(begin)
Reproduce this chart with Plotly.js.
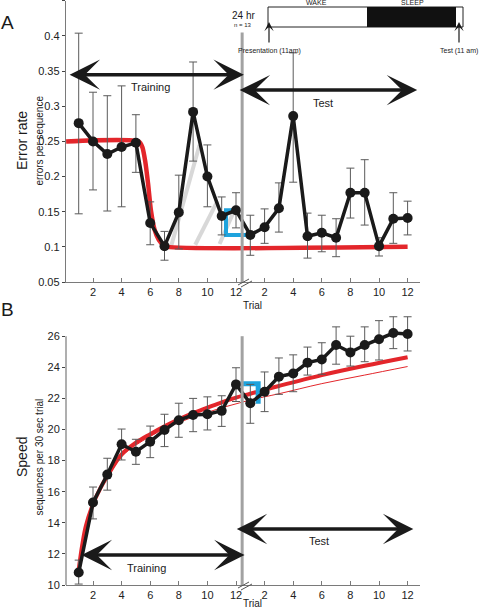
(end)
(begin)
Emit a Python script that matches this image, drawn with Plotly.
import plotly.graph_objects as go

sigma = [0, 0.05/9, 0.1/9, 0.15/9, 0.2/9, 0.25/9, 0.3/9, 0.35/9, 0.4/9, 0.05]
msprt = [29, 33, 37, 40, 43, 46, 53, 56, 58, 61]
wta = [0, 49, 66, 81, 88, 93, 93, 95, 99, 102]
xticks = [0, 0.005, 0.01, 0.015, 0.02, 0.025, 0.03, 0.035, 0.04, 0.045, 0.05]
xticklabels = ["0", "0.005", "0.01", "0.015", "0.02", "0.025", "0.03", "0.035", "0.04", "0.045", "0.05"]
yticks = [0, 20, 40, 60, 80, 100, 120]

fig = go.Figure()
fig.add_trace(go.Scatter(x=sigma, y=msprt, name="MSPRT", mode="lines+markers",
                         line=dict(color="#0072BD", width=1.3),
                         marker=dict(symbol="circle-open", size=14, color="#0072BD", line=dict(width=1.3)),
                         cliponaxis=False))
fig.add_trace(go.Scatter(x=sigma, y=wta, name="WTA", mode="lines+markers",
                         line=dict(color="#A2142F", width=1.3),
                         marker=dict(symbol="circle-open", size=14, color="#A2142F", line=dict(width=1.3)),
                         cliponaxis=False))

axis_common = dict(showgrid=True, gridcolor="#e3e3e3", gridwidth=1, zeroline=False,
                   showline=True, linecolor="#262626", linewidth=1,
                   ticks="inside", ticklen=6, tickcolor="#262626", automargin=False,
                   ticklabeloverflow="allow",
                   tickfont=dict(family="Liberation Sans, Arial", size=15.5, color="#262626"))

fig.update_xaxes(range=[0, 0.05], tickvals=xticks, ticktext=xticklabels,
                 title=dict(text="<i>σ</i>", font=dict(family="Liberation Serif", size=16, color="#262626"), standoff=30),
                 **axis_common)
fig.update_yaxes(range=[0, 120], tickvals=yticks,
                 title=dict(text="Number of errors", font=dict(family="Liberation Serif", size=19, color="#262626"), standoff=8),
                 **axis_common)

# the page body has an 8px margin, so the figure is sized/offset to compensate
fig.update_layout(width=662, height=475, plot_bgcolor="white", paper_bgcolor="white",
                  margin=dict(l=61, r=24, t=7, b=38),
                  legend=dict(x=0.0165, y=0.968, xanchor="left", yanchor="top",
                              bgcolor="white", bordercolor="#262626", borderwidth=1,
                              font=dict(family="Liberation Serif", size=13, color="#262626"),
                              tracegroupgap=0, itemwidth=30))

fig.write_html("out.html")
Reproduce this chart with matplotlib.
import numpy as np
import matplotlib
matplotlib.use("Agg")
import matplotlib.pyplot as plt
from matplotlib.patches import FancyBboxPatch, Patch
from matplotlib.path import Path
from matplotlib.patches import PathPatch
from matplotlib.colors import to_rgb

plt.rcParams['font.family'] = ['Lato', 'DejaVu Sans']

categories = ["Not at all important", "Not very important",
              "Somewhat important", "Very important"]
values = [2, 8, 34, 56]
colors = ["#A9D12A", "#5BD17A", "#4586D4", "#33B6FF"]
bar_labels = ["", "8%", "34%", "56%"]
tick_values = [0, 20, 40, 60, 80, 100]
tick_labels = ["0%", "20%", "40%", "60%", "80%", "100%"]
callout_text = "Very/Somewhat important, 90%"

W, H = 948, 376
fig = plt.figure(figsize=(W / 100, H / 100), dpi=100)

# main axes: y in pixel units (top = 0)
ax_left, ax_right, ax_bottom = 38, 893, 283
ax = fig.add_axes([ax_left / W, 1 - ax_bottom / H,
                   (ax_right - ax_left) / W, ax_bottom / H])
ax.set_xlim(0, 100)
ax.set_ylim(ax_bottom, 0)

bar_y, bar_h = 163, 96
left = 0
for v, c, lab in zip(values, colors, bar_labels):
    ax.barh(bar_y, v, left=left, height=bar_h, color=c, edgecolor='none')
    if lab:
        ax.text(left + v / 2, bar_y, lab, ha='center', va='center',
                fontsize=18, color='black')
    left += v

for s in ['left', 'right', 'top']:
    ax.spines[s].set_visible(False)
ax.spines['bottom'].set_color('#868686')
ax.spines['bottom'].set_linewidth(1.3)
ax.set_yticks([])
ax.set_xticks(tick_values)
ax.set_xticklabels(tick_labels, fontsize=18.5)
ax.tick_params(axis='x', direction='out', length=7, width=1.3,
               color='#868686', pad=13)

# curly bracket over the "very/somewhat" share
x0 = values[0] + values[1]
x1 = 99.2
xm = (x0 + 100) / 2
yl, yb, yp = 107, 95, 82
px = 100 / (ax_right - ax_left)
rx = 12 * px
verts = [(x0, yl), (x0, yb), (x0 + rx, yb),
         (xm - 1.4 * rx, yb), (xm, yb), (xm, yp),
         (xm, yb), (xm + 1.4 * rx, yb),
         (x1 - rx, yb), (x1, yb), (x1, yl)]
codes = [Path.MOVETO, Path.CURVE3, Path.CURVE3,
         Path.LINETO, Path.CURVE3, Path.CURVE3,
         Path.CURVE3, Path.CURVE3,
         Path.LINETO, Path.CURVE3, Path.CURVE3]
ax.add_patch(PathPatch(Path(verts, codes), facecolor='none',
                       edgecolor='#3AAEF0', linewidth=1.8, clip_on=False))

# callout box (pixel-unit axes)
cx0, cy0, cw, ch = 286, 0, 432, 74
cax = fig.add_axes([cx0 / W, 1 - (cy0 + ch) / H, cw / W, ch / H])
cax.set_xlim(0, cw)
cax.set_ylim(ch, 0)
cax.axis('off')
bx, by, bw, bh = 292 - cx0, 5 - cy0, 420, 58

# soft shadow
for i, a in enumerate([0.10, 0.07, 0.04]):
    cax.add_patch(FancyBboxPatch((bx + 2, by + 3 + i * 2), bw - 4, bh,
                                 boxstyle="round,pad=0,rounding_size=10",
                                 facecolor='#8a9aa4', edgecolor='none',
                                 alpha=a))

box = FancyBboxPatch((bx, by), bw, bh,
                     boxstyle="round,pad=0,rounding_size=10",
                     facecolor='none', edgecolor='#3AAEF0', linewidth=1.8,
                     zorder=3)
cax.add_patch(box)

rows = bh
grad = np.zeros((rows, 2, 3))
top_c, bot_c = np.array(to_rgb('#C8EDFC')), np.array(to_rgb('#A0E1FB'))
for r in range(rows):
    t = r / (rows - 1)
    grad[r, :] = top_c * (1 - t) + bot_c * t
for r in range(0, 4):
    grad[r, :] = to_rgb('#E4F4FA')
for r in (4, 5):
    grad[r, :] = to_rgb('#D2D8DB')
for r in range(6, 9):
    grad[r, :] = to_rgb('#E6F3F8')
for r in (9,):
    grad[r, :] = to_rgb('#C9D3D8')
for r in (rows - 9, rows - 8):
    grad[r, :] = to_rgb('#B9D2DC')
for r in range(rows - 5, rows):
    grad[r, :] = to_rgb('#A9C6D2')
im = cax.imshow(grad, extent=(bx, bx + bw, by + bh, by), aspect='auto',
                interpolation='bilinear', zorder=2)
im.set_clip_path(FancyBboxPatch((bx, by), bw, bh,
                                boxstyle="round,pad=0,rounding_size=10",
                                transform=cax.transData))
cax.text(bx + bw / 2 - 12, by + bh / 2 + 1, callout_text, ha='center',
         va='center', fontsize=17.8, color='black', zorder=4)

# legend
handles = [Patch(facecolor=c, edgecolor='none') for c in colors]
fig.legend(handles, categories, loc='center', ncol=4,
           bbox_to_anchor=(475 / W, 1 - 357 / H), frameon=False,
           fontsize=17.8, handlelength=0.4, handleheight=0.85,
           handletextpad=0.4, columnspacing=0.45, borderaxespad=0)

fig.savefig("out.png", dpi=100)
(end)
# OBJECTIVE:
Output exactly those lines that lie from the line with "Emit a Python" through the line with "import plotly.graph_objects as go", with both of those lines included.

# SOLVED EXERCISE:
Emit a Python script that matches this image, drawn with Plotly.
import plotly.graph_objects as go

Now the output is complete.